A person who is considering earning a bachelor’s, master’s or doctorate in psychology may want to know about clinical psychology. Knowing this is important for choosing a major and a concentration within that major. Once a person understands what clinical psychology is, they can decide for themselves if what the career involves is well-suited to their strengths, aptitude and set of skills.
Clinical Psychology Is a Specialty of Psychology
Psychology has many specialties, and clinical practice is one. Clinical psychology involves providing ongoing and comprehensive mental and behavioral healthcare to individuals and families. It also involves consulting with agencies and communities. Some clinical psychologists engage in a lot of research, training or education. With experience, clinical psychologists may supervise new therapists, counselors, social workers and psychology interns who are earning their clinical practice hours that are required for state licensure.
Scope of Clinical Psychology
Clinical psychology has a vast scope. A big part of what clinical psychology involves is understanding of psychopathology and the available interventions and treatments for patients with a mental health, behavioral or emotional disorder. Another aspect of clinical psychology is understanding how mental health disorders develop, what their symptoms are and how they change across the human lifespan. Assessment of individuals is also within the scope of clinical psychology. This includes devising and implementing personality tests or using established tests and measuring a person’s results against the standardized answers. Clinical psychology includes consulting with other healthcare professionals, law enforcement and social workers, especially in the case of violent individuals or suicidal ideation. Finally, there is a research component to clinical psychology that involves reviewing the current knowledge, conducting studies or experiments and analyzing and publishing their results.

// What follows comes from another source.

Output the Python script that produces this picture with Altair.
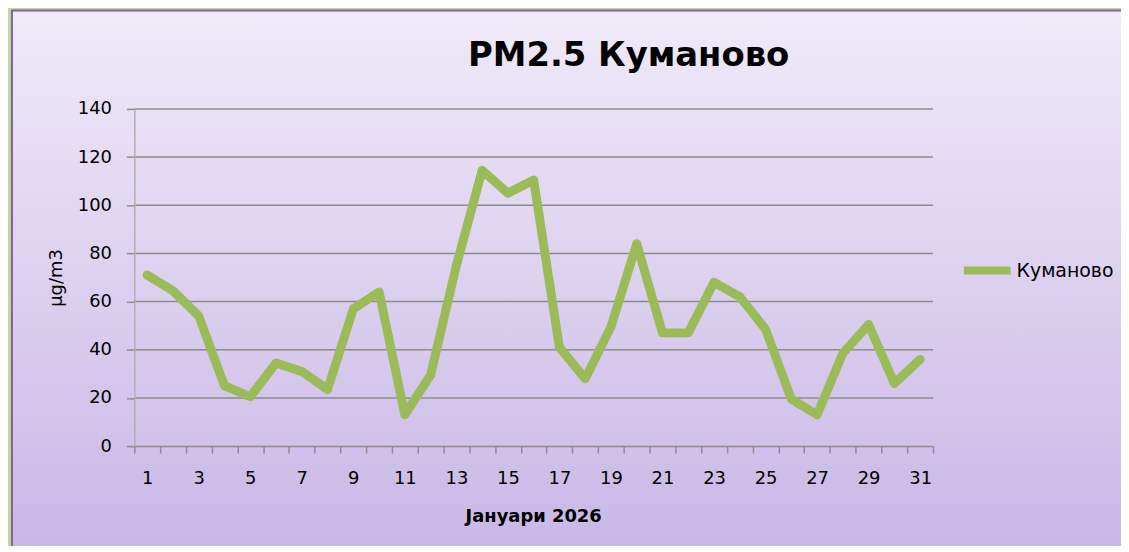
import altair as alt
import pandas as pd

days = list(range(1, 32))
values = [71, 64.5, 54, 25, 20.5, 34.5, 31, 23.5, 57, 64, 13, 29.5, 75, 114.5,
          105, 110.5, 41, 28, 49.5, 84, 47, 47, 68, 62, 48.5, 19.5, 13, 38.5,
          50.5, 26, 36]
series = "Куманово"
title_text = "PM2.5 Куманово"
x_title = "Јануари 2026"
y_title = "µg/m3"
y_ticks = [0, 20, 40, 60, 80, 100, 120, 140]
x_tick_bounds = [d - 0.5 for d in days] + [31.5]

df = pd.DataFrame({"day": days, "value": values, "series": [series] * len(days)})
grid_df = pd.DataFrame({"tick": y_ticks[1:]})
title_df = pd.DataFrame({"t": [title_text]})

FONT = "DejaVu Sans"
W, H = 803, 339

x_scale = alt.Scale(domain=[0.5, 31.5], nice=False, zero=False)
y_scale = alt.Scale(domain=[0, 140], nice=False)

y_axis = alt.Axis(values=y_ticks, grid=False, zindex=1,
                  tickSize=8, tickColor="#8c8c8c",
                  tickWidth=1.5, domainColor="#b0b0b0", domainWidth=1.5,
                  labelPadding=15, labelFont=FONT, labelFontSize=18,
                  labelColor="#000000",
                  title=y_title, titleFont=FONT, titleFontSize=18,
                  titleFontWeight="normal", titleColor="#000000",
                  titleX=-78, titleY=169.5, titleAngle=-90,
                  titleAlign="center", titleBaseline="middle")

x_axis = alt.Axis(values=x_tick_bounds, grid=False, zindex=1,
                  labelExpr="(datum.value + 0.5) % 2 == 1 ? format(datum.value + 0.5, 'd') : ''",
                  labelOffset=12.95, labelPadding=17,
                  tickSize=7, tickColor="#8c8c8c", tickWidth=1.5,
                  domainColor="#8c8c8c", domainWidth=1.5,
                  labelFont=FONT, labelFontSize=18, labelColor="#000000",
                  title=x_title, titleFont=FONT, titleFontSize=18,
                  titleFontWeight="bold", titleColor="#000000",
                  titleX=401, titleY=71, titleBaseline="middle",
                  labelFlush=False, labelOverlap=False)

bg = alt.Chart(pd.DataFrame({"a": [0]})).mark_rect(
    fill=alt.Gradient(
        gradient="linear",
        stops=[alt.GradientStop(color="#f0eaf9", offset=0),
               alt.GradientStop(color="#c7b6e5", offset=1)],
        x1=0, x2=0, y1=0, y2=1),
    stroke="#8064a2", strokeWidth=2,
).encode(
    x=alt.value(-123), x2=alt.value(1010),
    y=alt.value(-99), y2=alt.value(460),
)

grid = alt.Chart(grid_df).mark_rule(color="#8c8c8c", strokeWidth=1.5).encode(
    y=alt.Y("tick:Q", scale=y_scale, axis=y_axis),
    x=alt.value(0), x2=alt.value(W),
)

title = alt.Chart(title_df).mark_text(
    font=FONT, fontSize=34, fontWeight="bold", color="#000000",
    align="center", baseline="alphabetic",
).encode(text="t:N", x=alt.value(497), y=alt.value(-43))

line = alt.Chart(df).mark_line(
    strokeWidth=9, strokeCap="round", strokeJoin="round"
).encode(
    x=alt.X("day:Q", scale=x_scale, axis=x_axis),
    y=alt.Y("value:Q", scale=y_scale, axis=y_axis),
    color=alt.Color("series:N",
                    scale=alt.Scale(domain=[series], range=["#9bbb59"]),
                    legend=alt.Legend(orient="none", legendX=830, legendY=135,
                                      title=None, symbolType="stroke",
                                      symbolSize=2209, symbolStrokeWidth=8,
                                      labelFont=FONT, labelFontSize=19,
                                      labelColor="#000000", labelOffset=2,
                                      padding=0)),
)

chart = alt.layer(bg, grid, title, line).properties(
    width=W, height=H,
    autosize=alt.AutoSizeParams(type="none"),
    padding={"left": 127, "top": 100, "right": 189, "bottom": 99},
    background="#c3d69b",
).configure_view(stroke=None)

chart.save("out.html", embed_options={"renderer": "svg", "actions": False})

Populations and Problems Addressed by Clinical Psychology
The populations served by clinical psychology include individuals and families from all ethnic, racial, socioeconomic and geographic backgrounds. Clinical psychology also serves groups and communities. The types of problems addressed by clinical psychology include intellectual disabilities, behavioral disorders, emotional problems, and social and psychological maladjustment. Clinical psychology also addresses issues ranging from personal stress to severe psychosis. In the case of mental health disorders, a psychologist may work alongside of a psychiatrist, especially in places that do not allow a psychologist to prescribe medications or admit patients to hospitals. Clinical psychology addresses all of these issues across the entire human lifespan.

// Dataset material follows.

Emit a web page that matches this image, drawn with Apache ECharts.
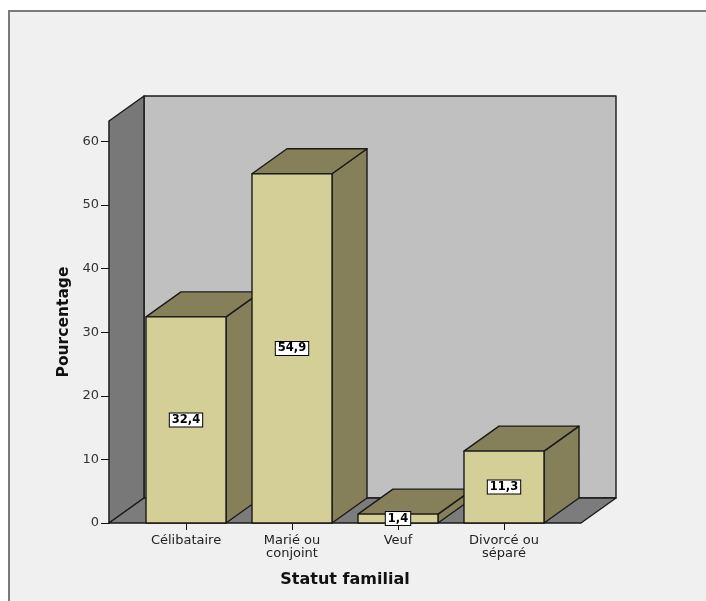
<!DOCTYPE html>
<html>
<head>
<meta charset="utf-8">
<script src="https://cdn.jsdelivr.net/npm/echarts@6/dist/echarts.min.js"></script>
<style>
  html, body { margin: 0; padding: 0; background: #ffffff; }
  #chart { width: 706px; height: 601px; }
</style>
</head>
<body>
<div id="chart"></div>
<script>
// Statut familial — pourcentages
const categories = ['Célibataire', 'Marié ou\nconjoint', 'Veuf', 'Divorcé ou\nséparé'];
const percentages = [32.4, 54.9, 1.4, 11.3];
const yTicks = [0, 10, 20, 30, 40, 50, 60];
const yTop = 63.2;            // height of the 3D walls in axis units

// 3D projection and styling
const DEPTH_X = 35, DEPTH_Y = -25;
const AXIS_OFFSET = 24;
const BAR_RATIO = 0.755;
const FRONT = '#d3cf97', SHADE = '#858059', EDGE = '#1a1a1a';
const WALL_BACK = '#c0c0c0', WALL_SIDE = '#787878', FLOOR = '#7c7c7c';

const fmt = v => String(v).replace('.', ',');

const chart = echarts.init(document.getElementById('chart'), null, { renderer: 'canvas' });

function renderWalls(params, api) {
  const cs = params.coordSys;
  const y0 = api.coord([0, 0])[1];
  const yT = api.coord([0, yTop])[1];
  const xl = cs.x - AXIS_OFFSET;
  const xr = cs.x + cs.width + AXIS_OFFSET;
  const st = { stroke: EDGE, lineWidth: 1.4, lineJoin: 'round' };
  return {
    type: 'group',
    children: [
      { type: 'rect', shape: { x: xl + DEPTH_X, y: yT + DEPTH_Y, width: xr - xl, height: y0 - yT },
        style: Object.assign({ fill: WALL_BACK }, st) },
      { type: 'polygon', shape: { points: [[xl, yT], [xl + DEPTH_X, yT + DEPTH_Y], [xl + DEPTH_X, y0 + DEPTH_Y], [xl, y0]] },
        style: Object.assign({ fill: WALL_SIDE }, st) },
      { type: 'polygon', shape: { points: [[xl, y0], [xl + DEPTH_X, y0 + DEPTH_Y], [xr + DEPTH_X, y0 + DEPTH_Y], [xr, y0]] },
        style: Object.assign({ fill: FLOOR }, st) }
    ]
  };
}

function renderBar(params, api) {
  const idx = api.value(0), v = api.value(1);
  const base = api.coord([idx, 0]);
  const top = api.coord([idx, v]);
  const bw = api.size([1, 0])[0] * BAR_RATIO;
  const l = base[0] - bw / 2, r = base[0] + bw / 2;
  const y0 = base[1], y1 = top[1];
  const st = { stroke: EDGE, lineWidth: 1.4, lineJoin: 'round' };
  return {
    type: 'group',
    children: [
      { type: 'polygon', shape: { points: [[r, y1], [r + DEPTH_X, y1 + DEPTH_Y], [r + DEPTH_X, y0 + DEPTH_Y], [r, y0]] },
        style: Object.assign({ fill: SHADE }, st) },
      { type: 'polygon', shape: { points: [[l, y1], [l + DEPTH_X, y1 + DEPTH_Y], [r + DEPTH_X, y1 + DEPTH_Y], [r, y1]] },
        style: Object.assign({ fill: SHADE }, st) },
      { type: 'rect', shape: { x: l, y: y1, width: bw, height: y0 - y1 },
        style: Object.assign({ fill: FRONT }, st) },
      { type: 'text', x: base[0], y: (y0 + y1) / 2, z2: 10,
        style: {
          text: fmt(v), fill: '#000', font: 'bold 11.5px "DejaVu Sans"',
          align: 'center', verticalAlign: 'middle',
          backgroundColor: '#ffffff', borderColor: '#000', borderWidth: 1,
          padding: [1, 2, 0, 2]
        } }
    ]
  };
}

chart.setOption({
  backgroundColor: '#ffffff',
  animation: false,
  graphic: [{
    type: 'rect', z: -10, silent: true,
    shape: { x: 9, y: 11, width: 760, height: 660 },
    style: { fill: '#f0f0f0', stroke: '#7a7a7a', lineWidth: 2 }
  }],
  grid: { left: 133, right: 149, top: 121, bottom: 78 },
  xAxis: {
    type: 'category',
    data: categories,
    name: 'Statut familial',
    nameLocation: 'middle',
    nameGap: 49,
    nameTextStyle: { fontFamily: 'DejaVu Sans', fontWeight: 'bold', fontSize: 16, color: '#111' },
    axisLine: { show: false },
    axisTick: { show: true, alignWithLabel: true, length: 7, lineStyle: { color: '#111', width: 1 } },
    axisLabel: { fontFamily: 'DejaVu Sans', fontSize: 13, color: '#222', lineHeight: 13, margin: 11, interval: 0 },
    splitLine: { show: false }
  },
  yAxis: {
    type: 'value',
    min: 0, max: yTop, interval: 10,
    offset: AXIS_OFFSET,
    name: 'Pourcentage',
    nameLocation: 'middle',
    nameGap: 36,
    nameTextStyle: { fontFamily: 'DejaVu Sans', fontWeight: 'bold', fontSize: 15.5, color: '#111' },
    axisLine: { show: true, lineStyle: { color: '#111', width: 1.4 } },
    axisTick: { show: true, length: 8, customValues: yTicks, lineStyle: { color: '#111' } },
    axisLabel: { fontFamily: 'DejaVu Sans', fontSize: 13, color: '#333', margin: 10, customValues: yTicks },
    splitLine: { show: false }
  },
  series: [
    { type: 'custom', renderItem: renderWalls, data: [[0, 0]], silent: true, z: 1 },
    { type: 'custom', renderItem: renderBar, data: percentages.map((v, i) => [i, v]), z: 3 }
  ]
});
</script>
</body>
</html>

Procedures and Activities Related to the Practice of Clinical Psychology
According to the American Psychological Association, there are several procedures and activities that are critical to the practice of clinical psychology. One is assessment, which includes interviewing patients and assessing their behaviors. Clinical psychology also includes conducting psychological tests and analyzing or interpreting the results. Intervention services, including primary, secondary and tertiary for individuals, families and groups are also part of clinical psychology. Consultation with other healthcare and social work professionals and research are also included in clinical psychology activities.
Familiarity with the different types of psychology helps a person make an informed decision about which courses to take and which major to choose. This knowledge is also helpful when deciding on a thesis or dissertation topic for completion of a degree. Knowing about what is clinical psychology could help a person decide which career path they would like to take after earning a psychology degree.